Korean Beef Noodles (Printable)

Tender beef and crisp vegetables with silky rice noodles in a fragrant garlic-ginger sauce.

# What You’ll Need:

→ Noodles

01 - 8 ounces rice noodles

→ Beef

02 - 1 pound flank steak, thinly sliced against the grain

→ Vegetables

03 - 1 cup broccoli florets
04 - 1 bell pepper (red or yellow), sliced
05 - 1 carrot, julienned
06 - 2 green onions, chopped

→ Aromatics

07 - 3 cloves garlic, minced
08 - 1 teaspoon ginger, grated

→ Sauce

09 - 1/3 cup soy sauce
10 - 2 tablespoons brown sugar
11 - 1 tablespoon sesame oil

→ Cooking & Garnish

12 - 2 tablespoons vegetable oil
13 - Sesame seeds for garnish

# Steps:

01 - Cook rice noodles according to package directions.
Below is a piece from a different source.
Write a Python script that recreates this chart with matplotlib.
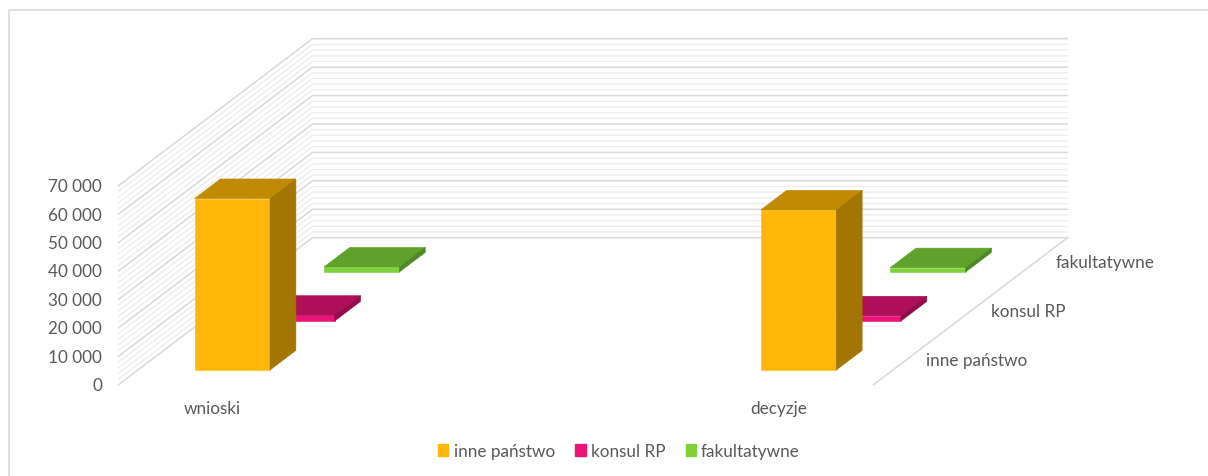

Drain and set aside.
02 - Heat vegetable oil in a large skillet or wok over medium-high heat until shimmering.
03 - Add thinly sliced flank steak and cook for 2 to 3 minutes until browned on all sides. Remove and set aside.
04 - In the same skillet, add minced garlic and grated ginger. Stir for 30 seconds until fragrant.
05 - Add broccoli florets, sliced bell pepper, and julienned carrot. Stir-fry for approximately 5 minutes until vegetables are tender yet crisp.
06 - While vegetables cook, combine soy sauce, brown sugar, and sesame oil in a small bowl, stirring until sugar dissolves completely.
07 - Return cooked beef to the skillet and pour prepared sauce over beef and vegetables. Stir to combine thoroughly.
08 - Add cooked rice noodles to the skillet. Gently toss all components together until noodles are evenly coated and heated through, approximately 2 minutes.
09 - Transfer to serving bowls and garnish with chopped green onions and sesame seeds before serving.

# Expert Advice:

01 -
  • Everything cooks in one skillet, so cleanup takes less time than the meal itself.
  • The sauce clings to every noodle and vegetable without any fuss or fancy technique.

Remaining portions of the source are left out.